What is expected
Do not repeat pictures. Repeat exactly the lines of the listing below from its first line through the line with "minimum width=104pt, minimum".

--- BEGIN ---

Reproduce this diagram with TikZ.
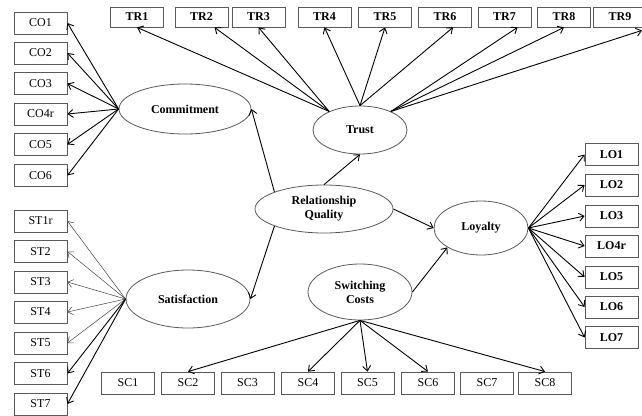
\documentclass[tikz,border=0pt]{standalone}
\usepackage{fontspec}
\setmainfont{Liberation Serif}
\usetikzlibrary{shapes.geometric,arrows.meta}
\begin{document}
\begin{tikzpicture}[x=1pt,y=-1pt,
  box/.style={draw=black!65, line width=0.8pt, rectangle, minimum width=53pt, minimum height=22pt, inner sep=0pt, font=\fontsize{12}{14}\selectfont},
  bbox/.style={box, font=\fontsize{12}{14}\selectfont\bfseries},
  lat/.style={draw=black!65, line width=0.8pt, ellipse, inner sep=0pt, align=center, font=\fontsize{12}{14}\selectfont\bfseries},
  arr/.style={-{Straight Barb[length=5pt,width=8pt]}, line width=0.9pt, black},
  thinarr/.style={arr, line width=0.5pt, black!75},
]
\useasboundingbox (0,0) rectangle (642,415);

% latent variables
\node[lat, minimum width=132pt, minimum height=50pt] (com) at (185,109) {Commitment};
\node[lat, minimum width=94pt, minimum height=48pt] (tr) at (360,130) {Trust};
\node[lat, minimum width=138pt, minimum height=48pt] (rq) at (324,209) {Relationship\\Quality};
\node[lat, minimum width=124pt, minimum height=58pt] (sat) at (188,299) {Satisfaction};
\node[lat, minimum width=94pt, minimum height=54pt] (loy) at (481,228) {Loyalty};
\node[lat, minimum width=104pt, minimum height=56pt] (swc) at (360,292) {Switching\\Costs};

% CO boxes
\foreach \n/\y in {CO1/23, CO2/53, CO3/83.5, CO4r/114, CO5/144.5, CO6/175.5}
  \node[box] (\n) at (40.5,\y) {\n};
% ST boxes
\foreach \n/\y in {ST1r/221, ST2/251.5, ST3/282, ST4/312, ST5/343, ST6/373.5, ST7/404}
  \node[box] (\n) at (40.5,\y) {\n};
% LO boxes
\foreach \n/\y in {LO1/154.5, LO2/185, LO3/216, LO4r/246, LO5/277, LO6/307, LO7/337.5}
  \node[bbox] (\n) at (611.5,\y) {\n};
% TR boxes
\foreach \n/\x in {TR1/137, TR2/201.5, TR3/258.5, TR4/324.5, TR5/385, TR6/445, TR7/504.5, TR8/564, TR9/620}
  \node[bbox, minimum height=20pt] (\n) at (\x,17) {\n};
% SC boxes
\foreach \n/\x in {SC1/128, SC2/188, SC3/247.5, SC4/308, SC5/367.5, SC6/428, SC7/487, SC8/545}
  \node[box] (\n) at (\x,383) {\n};

% Commitment indicators
\foreach \n in {CO1,CO2,CO3,CO4r,CO5,CO6}
  \draw[arr] (com.west) -- (\n.east);
% Satisfaction indicators
\foreach \n in {ST1r,ST2,ST3,ST4,ST5}
  \draw[thinarr] (sat.west) -- (\n.east);
\foreach \n in {ST6,ST7}
  \draw[arr] (sat.west) -- (\n.east);
% Loyalty indicators
\foreach \n in {LO1,LO2,LO3,LO4r,LO5,LO6,LO7}
  \draw[arr] (loy.east) -- (\n.west);
% Trust indicators
\draw[arr] (tr.149) -- (TR1.south);
\draw[arr] (tr.149) -- ([xshift=13pt]TR2.south);
\draw[arr] (tr.149) -- (TR3.south);
\draw[arr] (tr.north) -- (TR4.south);
\draw[arr] (tr.north) -- (TR5.south);
\draw[arr] (tr.north) -- ([xshift=8pt]TR6.south);
\draw[arr] (tr.31) -- ([xshift=13pt]TR7.south);
\draw[arr] (tr.31) -- (TR8.south);
\draw[arr] (tr.31) -- ([xshift=-5pt,yshift=-3pt]TR9.south east);
% Switching costs indicators
\foreach \n in {SC2,SC4,SC5,SC6,SC8}
  \draw[arr] (swc.south) -- (\n.north);

% structural paths
\draw[arr] (rq.161) -- (com.east);
\draw[arr] (rq.north) -- (tr.south);
\draw[arr] (rq.199) -- (sat.east);
\draw[arr] (rq.east) -- (loy.west);
\draw[arr] (swc.east) -- (loy.210);
\end{tikzpicture}
\end{document}
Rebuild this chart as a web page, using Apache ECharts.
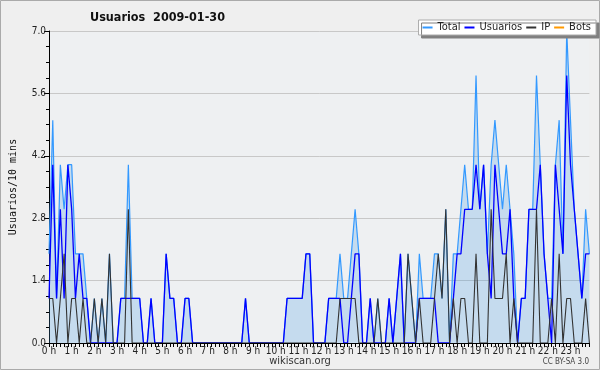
<!DOCTYPE html>
<html><head><meta charset="utf-8">
<script src="https://cdn.jsdelivr.net/npm/echarts@6/dist/echarts.min.js"></script>
<style>html,body{margin:0;padding:0;background:#efefef}#c{width:600px;height:370px}</style>
</head><body><div id="c"></div>
<script>
// Hour tick labels
const hourLabels = ['0 h','1 h','2 h','3 h','4 h','5 h','6 h','7 h','8 h','9 h','10 h','11 h','12 h','13 h','14 h','15 h','16 h','17 h','18 h','19 h','20 h','21 h','22 h','23 h'];
const yTicks = [0, 1.4, 2.8, 4.2, 5.6, 7.0];
// categories: 10-minute slots
const categories = [];
for (let h = 0; h < 24; h++) for (let m = 0; m < 60; m += 10) categories.push(h + ':' + (m < 10 ? '0' : '') + m);

const total = [
  2,5,1,4,3,4,4,2,2,2,1,0,
  1,0,1,0,2,0,0,1,1,4,1,1,
  1,0,0,1,0,0,0,2,1,1,0,0,
  1,1,0,0,0,0,0,0,0,0,0,0,
  0,0,0,0,1,0,0,0,0,0,0,0,
  0,0,0,1,1,1,1,1,2,2,0,0,
  0,0,1,1,1,2,1,1,2,3,2,0,
  0,1,0,1,0,0,1,0,1,2,0,2,
  1,0,2,1,1,1,2,2,1,3,0,2,
  2,3,4,3,3,6,3,4,2,4,5,4,
  3,4,3,2,0,1,1,3,3,6,4,2,
  1,1,4,5,2,7,5,3,2,1,3,2
];
const usuarios = [
  1,4,1,3,1,4,3,1,2,1,1,0,
  0,0,0,0,0,0,0,1,1,1,1,1,
  1,0,0,1,0,0,0,2,1,1,0,0,
  1,1,0,0,0,0,0,0,0,0,0,0,
  0,0,0,0,1,0,0,0,0,0,0,0,
  0,0,0,1,1,1,1,1,2,2,0,0,
  0,0,1,1,1,1,0,0,1,2,2,0,
  0,1,0,0,0,0,1,0,1,2,0,0,
  0,0,1,1,1,1,1,0,0,0,0,1,
  2,2,3,3,3,4,3,4,2,1,4,3,
  2,2,3,1,0,1,1,3,3,3,4,2,
  1,0,4,3,2,6,4,3,2,1,2,2
];
const ip = [
  1,1,0,1,2,0,1,1,0,1,0,0,
  1,0,1,0,2,0,0,0,0,3,0,0,
  0,0,0,0,0,0,0,0,0,0,0,0,
  0,0,0,0,0,0,0,0,0,0,0,0,
  0,0,0,0,0,0,0,0,0,0,0,0,
  0,0,0,0,0,0,0,0,0,0,0,0,
  0,0,0,0,0,1,1,1,1,1,0,0,
  0,0,0,1,0,0,0,0,0,0,0,2,
  1,0,1,0,0,0,1,2,1,3,0,1,
  0,1,1,0,0,2,0,0,0,3,1,1,
  1,2,0,1,0,0,0,0,0,3,0,0,
  0,1,0,2,0,1,1,0,0,0,1,0
];
const bots = [];

const chart = echarts.init(document.getElementById('c'), null, {renderer: 'canvas'});
const fontLbl = '"DejaVu Sans Condensed","DejaVu Sans",sans-serif';
chart.setOption({
  animation: false,
  backgroundColor: '#efefef',
  title: {
    text: 'Usuarios  2009-01-30', left: 85, top: 6,
    textStyle: {fontFamily: fontLbl, fontSize: 12.5, fontWeight: 'bold', color: '#111'}
  },
  legend: {
    right: 4, top: 20, itemGap: 4, itemWidth: 10, itemHeight: 2,
    padding: [2, 5, 2, 4],
    backgroundColor: '#fff', borderColor: '#aaa', borderWidth: 1,
    shadowColor: '#808080', shadowOffsetX: 3, shadowOffsetY: 3, shadowBlur: 0,
    icon: 'rect',
    textStyle: {fontFamily: fontLbl, fontSize: 11, color: '#222'},
    data: ['Total', 'Usuarios', 'IP', 'Bots']
  },
  grid: {left: 46, right: 10.6, top: 31, bottom: 27, show: true, backgroundColor: '#eef0f2', borderWidth: 0},
  xAxis: {
    type: 'category', data: categories, boundaryGap: false, z: 10,
    axisLine: {lineStyle: {color: '#000', width: 1}},
    axisTick: {interval: 0, length: 4, lineStyle: {color: '#000'}},
    axisLabel: {interval: 5, margin: 3, fontFamily: fontLbl, fontSize: 10, color: '#222',
      formatter: (v, idx) => hourLabels[Math.floor(idx / 6)]},
    splitLine: {show: false}
  },
  yAxis: {
    type: 'value', min: yTicks[0], max: yTicks[yTicks.length - 1], interval: 1.4,
    name: 'Usuarios/10 mins', nameLocation: 'middle', nameGap: 31,
    nameTextStyle: {fontFamily: '"DejaVu Sans Mono",monospace', fontSize: 10, color: '#111'},
    axisLine: {show: true, lineStyle: {color: '#000'}},
    axisTick: {show: true, length: 5, lineStyle: {color: '#000'}},
    minorTick: {show: true, splitNumber: 4, length: 3, lineStyle: {color: '#000'}},
    axisLabel: {margin: 3, fontFamily: fontLbl, fontSize: 10, color: '#222', formatter: v => v.toFixed(1)},
    splitLine: {lineStyle: {color: '#c8c8c8', width: 1}}
  },
  series: [
    {name: 'Total', type: 'line', data: total, symbol: 'none', z: 2,
     lineStyle: {color: '#3399ff', width: 1.2}, itemStyle: {color: '#3399ff'},
     areaStyle: {color: 'rgba(60,150,225,0.23)', opacity: 1}},
    {name: 'Usuarios', type: 'line', data: usuarios, symbol: 'none', z: 3,
     lineStyle: {color: '#0000ff', width: 1.3}, itemStyle: {color: '#0000ff'}},
    {name: 'IP', type: 'line', data: ip, symbol: 'none', z: 4,
     lineStyle: {color: '#333333', width: 1.1}, itemStyle: {color: '#333333'}},
    {name: 'Bots', type: 'line', data: bots, symbol: 'none', z: 5,
     lineStyle: {color: '#ff9900', width: 1.2}, itemStyle: {color: '#ff9900'}}
  ],
  graphic: [
    {type: 'rect', shape: {x: 0.5, y: 0.5, width: 599, height: 369}, style: {fill: 'none', stroke: '#aaa', lineWidth: 1}},
    {type: 'text', left: 'center', top: 356, style: {text: 'wikiscan.org', font: '11px ' + fontLbl, fill: '#333'}},
    {type: 'text', right: 11, top: 358, style: {text: 'CC BY-SA 3.0', font: '8px ' + fontLbl, fill: '#444'}}
  ]
});
</script></body></html>
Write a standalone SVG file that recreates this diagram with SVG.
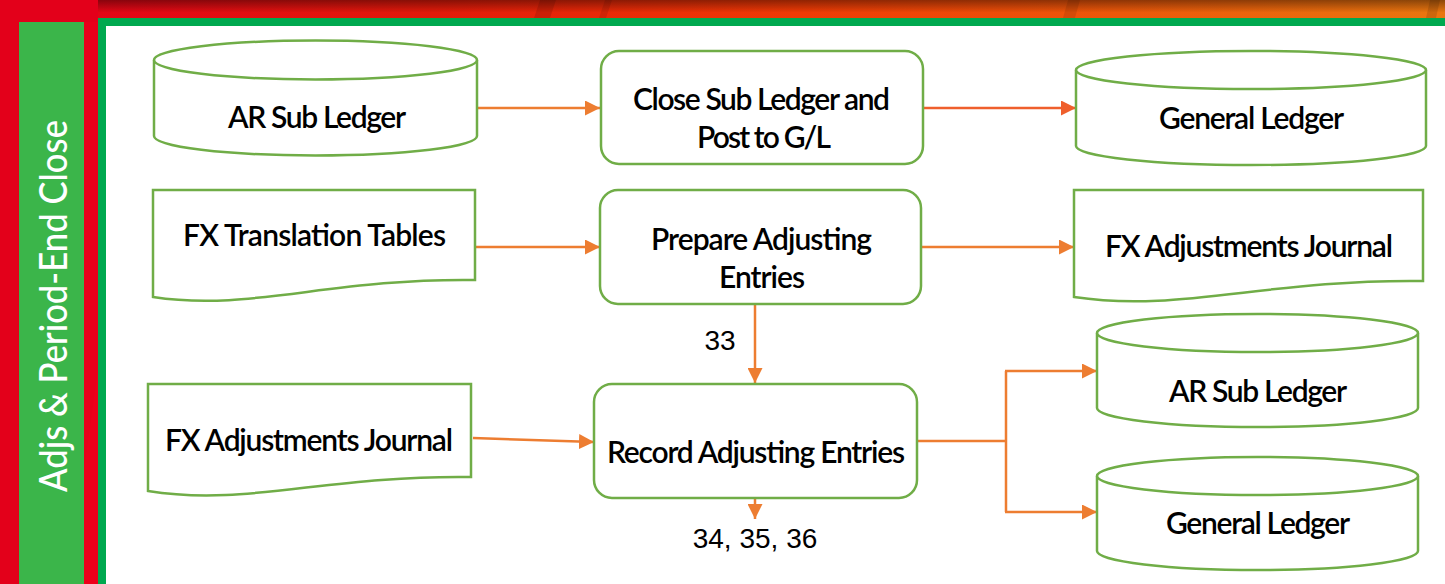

--- END ---

Answer to the task
Reproduce this diagram with TikZ.
\documentclass[tikz,border=0pt]{standalone}
\usepackage{fontspec}
\setmainfont{Liberation Serif}
\usetikzlibrary{shapes.geometric,arrows.meta}
\begin{document}
\begin{tikzpicture}[x=1pt,y=-1pt,
  box/.style={draw=black!65, line width=0.8pt, rectangle, minimum width=53pt, minimum height=22pt, inner sep=0pt, font=\fontsize{12}{14}\selectfont},
  bbox/.style={box, font=\fontsize{12}{14}\selectfont\bfseries},
  lat/.style={draw=black!65, line width=0.8pt, ellipse, inner sep=0pt, align=center, font=\fontsize{12}{14}\selectfont\bfseries},
  arr/.style={-{Straight Barb[length=5pt,width=8pt]}, line width=0.9pt, black},
  thinarr/.style={arr, line width=0.5pt, black!75},
]
\useasboundingbox (0,0) rectangle (642,415);

% latent variables
\node[lat, minimum width=132pt, minimum height=50pt] (com) at (185,109) {Commitment};
\node[lat, minimum width=94pt, minimum height=48pt] (tr) at (360,130) {Trust};
\node[lat, minimum width=138pt, minimum height=48pt] (rq) at (324,209) {Relationship\\Quality};
\node[lat, minimum width=124pt, minimum height=58pt] (sat) at (188,299) {Satisfaction};
\node[lat, minimum width=94pt, minimum height=54pt] (loy) at (481,228) {Loyalty};
\node[lat, minimum width=104pt, minimum height=56pt] (swc) at (360,292) {Switching\\Costs};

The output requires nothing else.